While some boxing experts question his chances in the Junior Middleweight division, the man himself believes it’s the one he should have been fighting in all along.

”To think that I was taking on the best in the world at that weight is ludicrous because my frame is nowhere near a Super Middleweight,” he said. ”But I really feel that the first five years I was in nappies, I was basically an amateur learning my craft because I didn’t have a background in boxing.

”Since the Mikkel Kessler fight [in 2005], I’ve become a man. I was fighting one of the best in the world at the time and I would like to think that if I gave it another 2 per cent and did what I now know I can do I would have won that fight. I haven’t been beat since and I don’t intend to get beat anytime soon.

”But I really think that this is my division and if I get through this fight and perform strong like I know I am going to, I feel that I can own this division and really make a name for myself.”
With Jerez accounted for, the door now opens for a shot at WBA Junior Welterweight title-holder Miguel Cotto, or interim champ Nobuhiro Ishida, and beyond that, a clash with Floyd Mayweather Junior shapes as the ultimate challenge.

History awaits, and regardless of whether he does go on from here to silence his critics once and for all or not, no one could deny that it was Anthony Mundine who singlehandedly put Australian boxing back on the front and back pages.

”I think every boxer in Australia owes him a huge thank you,” says friend and former opponent Nader Hamdan.

”Boxing in this country was pretty much dead before Anthony came to the sport. He gave it mouth-to-mouth resuscitation and brought it back to life.

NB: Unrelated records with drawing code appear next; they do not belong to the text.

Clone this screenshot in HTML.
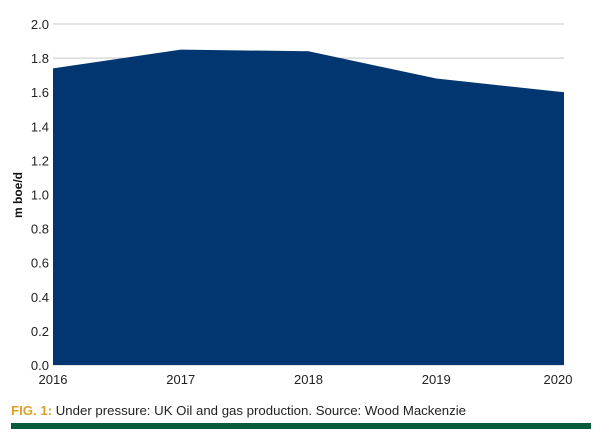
<!DOCTYPE html>
<html><head><meta charset="utf-8"><style>
body{margin:0;background:#fff;width:600px;height:442px;overflow:hidden;font-family:"Liberation Sans",sans-serif}
</style></head><body>
<svg width="600" height="442">
<g id="grid"></g><g id="area"></g><g id="labels"></g>
<text transform="translate(22,195) rotate(-90)" text-anchor="middle" font-size="12" font-weight="bold" fill="#111">m boe/d</text>
<text x="11" y="415" font-size="13" fill="#222" textLength="455" lengthAdjust="spacingAndGlyphs"><tspan fill="#d9a12a" font-weight="bold">FIG. 1:</tspan> Under pressure: UK Oil and gas production. Source: Wood Mackenzie</text>
<rect x="11" y="423" width="580" height="6" fill="#0a5a3c"/>
</svg>
<script>
const years=["2016","2017","2018","2019","2020"];
const values=[1.74,1.85,1.84,1.68,1.60];
const yTicks=[0,0.2,0.4,0.6,0.8,1.0,1.2,1.4,1.6,1.8,2.0];
const NS="http://www.w3.org/2000/svg";
const x0=53,x1=564,yBase=365,yTop=24;
const X=i=>x0+(x1-x0)*i/(years.length-1);
const Y=v=>yBase-(yBase-yTop)*v/2;
const grid=document.getElementById('grid'),area=document.getElementById('area'),lab=document.getElementById('labels');
yTicks.forEach(t=>{
 const l=document.createElementNS(NS,'line');
 
 
 l.setAttribute('x1',x0);l.setAttribute('x2',x1);l.setAttribute('y1',Y(t));l.setAttribute('y2',Y(t));
 l.setAttribute('stroke','#c8c8c8');grid.appendChild(l);
 const tx=document.createElementNS(NS,'text');
 
 
 tx.setAttribute('x',49);tx.setAttribute('y',Y(t)+5);tx.setAttribute('text-anchor','end');
 tx.setAttribute('font-size','13');tx.setAttribute('fill','#222');tx.textContent=t.toFixed(1);lab.appendChild(tx);
});
let d=`M${X(0)},${yBase}`;
values.forEach((v,i)=>d+=` L${X(i)},${Y(v)}`);
d+=` L${X(values.length-1)},${yBase} Z`;
const p=document.createElementNS(NS,'path');


p.setAttribute('d',d);p.setAttribute('fill','#023670');area.appendChild(p);
years.forEach((y,i)=>{
 const tx=document.createElementNS(NS,'text');
 
 
 tx.setAttribute('x',X(i)+(i==0?0:i==years.length-1?-6:0));tx.setAttribute('y',384);tx.setAttribute('text-anchor','middle');
 tx.setAttribute('font-size','13');tx.setAttribute('fill','#222');tx.textContent=y;lab.appendChild(tx);
});
</script>
</body></html>
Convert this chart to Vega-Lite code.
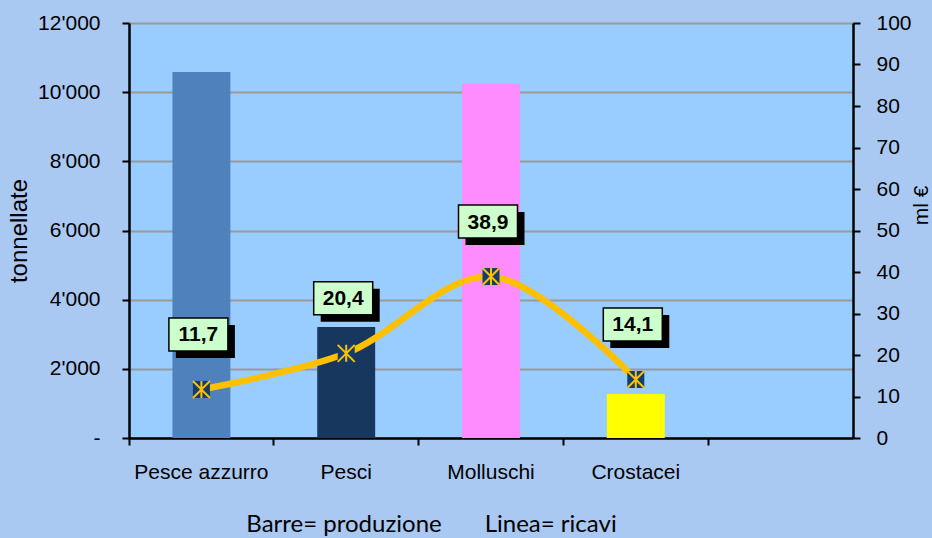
{
  "$schema": "https://vega.github.io/schema/vega-lite/v6.json",
  "width": 724,
  "height": 415,
  "autosize": {"type": "none"},
  "padding": {"left": 129, "top": 23, "right": 79, "bottom": 100},
  "background": "#A9C9F2",
  "config": {
    "view": {"fill": "#99CCFF", "stroke": null},
    "axis": {
      "labelFont": "Liberation Sans",
      "labelFontSize": 21,
      "labelColor": "#000000",
      "titleFont": "Liberation Sans",
      "titleFontWeight": "normal",
      "titleFontSize": 24,
      "titleColor": "#000000",
      "domainColor": "#000000",
      "domainWidth": 2.5,
      "tickColor": "#000000",
      "tickWidth": 2,
      "tickSize": 7
    }
  },
  "data": {
    "values": [
      {"categoria": "Pesce azzurro", "tonnellate": 10580, "ricavi": 11.7, "etichetta": "11,7"},
      {"categoria": "Pesci", "tonnellate": 3210, "ricavi": 20.4, "etichetta": "20,4"},
      {"categoria": "Molluschi", "tonnellate": 10240, "ricavi": 38.9, "etichetta": "38,9"},
      {"categoria": "Crostacei", "tonnellate": 1270, "ricavi": 14.1, "etichetta": "14,1"}
    ]
  },
  "encoding": {
    "x": {
      "field": "categoria",
      "type": "nominal",
      "sort": null,
      "scale": {"domain": ["Pesce azzurro", "Pesci", "Molluschi", "Crostacei", " "], "padding": 0},
      "axis": {
        "bandPosition": 0,
        "labelAngle": 0,
        "labelPadding": 16,
        "title": "Barre= produzione\u00a0\u00a0\u00a0\u00a0\u00a0\u00a0\u00a0Linea= ricavi",
        "titleFont": "Lato",
        "titleFontSize": 24,
        "titleX": 302,
        "titleY": 86,
        "titleBaseline": "middle",
        "titleAlign": "center"
      }
    }
  },
  "layer": [
    {
      "mark": {"type": "bar", "width": {"band": 0.4}},
      "encoding": {
        "y": {
          "field": "tonnellate",
          "type": "quantitative",
          "scale": {"domain": [0, 12000], "nice": false},
          "axis": {
            "orient": "left",
            "title": "tonnellate",
            "values": [0, 2000, 4000, 6000, 8000, 10000, 12000],
            "labelExpr": "datum.value == 0 ? '-' : replace(format(datum.value, ','), ',', \"'\")",
            "labelPadding": 22,
            "titlePadding": 6,
            "grid": true,
            "gridColor": "#9A9A9A",
            "gridWidth": 2
          }
        },
        "color": {
          "field": "categoria",
          "type": "nominal",
          "scale": {
            "domain": ["Pesce azzurro", "Pesci", "Molluschi", "Crostacei"],
            "range": ["#4F81BD", "#17375E", "#FF8CFF", "#FFFF00"]
          },
          "legend": null
        }
      }
    },
    {
      "encoding": {
        "y": {
          "field": "ricavi",
          "type": "quantitative",
          "scale": {"domain": [0, 100], "nice": false},
          "axis": {
            "orient": "right",
            "title": "ml €",
            "titleAngle": -90,
            "titleFontSize": 21,
            "titleBaseline": "middle",
            "titleX": 68,
            "titleY": 182,
            "values": [0, 10, 20, 30, 40, 50, 60, 70, 80, 90, 100],
            "labelPadding": 16,
            "grid": false
          }
        }
      },
      "layer": [
        {
          "mark": {"type": "line", "interpolate": "catmull-rom", "color": "#FFC000", "strokeWidth": 6.5}
        },
        {
          "mark": {"type": "point", "shape": "square", "filled": true, "size": 289, "color": "#123D6E", "opacity": 1}
        },
        {
          "mark": {"type": "point", "shape": "M0,-1L0,1M-1,-1L1,1M-1,1L1,-1", "filled": false, "size": 289, "stroke": "#FFC000", "strokeWidth": 2, "opacity": 1}
        },
        {
          "mark": {"type": "point", "shape": "M-1,-0.56L1,-0.56L1,0.56L-1,0.56Z", "filled": true, "size": 3481, "color": "#000000", "opacity": 1, "xOffset": 4, "yOffset": -48}
        },
        {
          "mark": {"type": "point", "shape": "M-1,-0.56L1,-0.56L1,0.56L-1,0.56Z", "filled": true, "size": 3481, "fill": "#CCFFCC", "stroke": "#000000", "strokeWidth": 1.5, "opacity": 1, "xOffset": -3, "yOffset": -55}
        },
        {
          "mark": {"type": "text", "font": "Liberation Sans", "fontSize": 21, "fontWeight": "bold", "color": "#000000", "baseline": "middle", "align": "center", "xOffset": -3, "yOffset": -54},
          "encoding": {"text": {"field": "etichetta"}}
        }
      ]
    }
  ],
  "resolve": {"scale": {"y": "independent", "color": "independent"}}
}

He has put the sport on the back page of the papers, on pay-per-view and Fox Sports and brought people to the fights.”

Johnny Lewis, regarded as Australian’s greatest boxing trainer, was in Anthony’s corner for his first pro fight, and reinforces the often-forgotten fact that Anthony went from being a fighter with hardly any amateur experience to a world champion in just three years – an achievement that deserves respect.

”When you talk about Anthony you have got to go past a lot of the bias against him and look at what he has achieved, and to do what he has done in such a short period of time is remarkable,” says Lewis.

”He came from another sport with only two or three amateur fights as a kid and was beating blokes that should have taken him to school.

”For me, personally, there have been two fights – when he beat Antwun Echols to win the world title the first time and when he lost to Mikkel Kessler – that were defining moments for

Anthony. I would have liked to see him fight Pavlik and Hopkins because I think he would have been successful and I even think he could have potentially beaten Calzaghe.”
It is those “could have been” fights that now hang as the only question marks over an unlikely, but remarkable career that has defied all the odds and the experts.

From the ridiculous number of people who packed in to watch his pro debut, to the amateur who travelled to Germany and nearly beat a seasoned champion on natural ability alone in just his 11the fight … from the glorious world title triumph over Echols, to the history-making showdown with Danny Green, and all the colorful headlines and controversies in between, it’s been a 10-year spell in Australian boxing like none we’ve ever seen.

Just what the next chapter will hold, who could possibly guess? If there’s one thing you can be sure of when it comes to Anthony Mundine, it’s that you never know what’s coming next, but you can bet we’ll all be talking about it.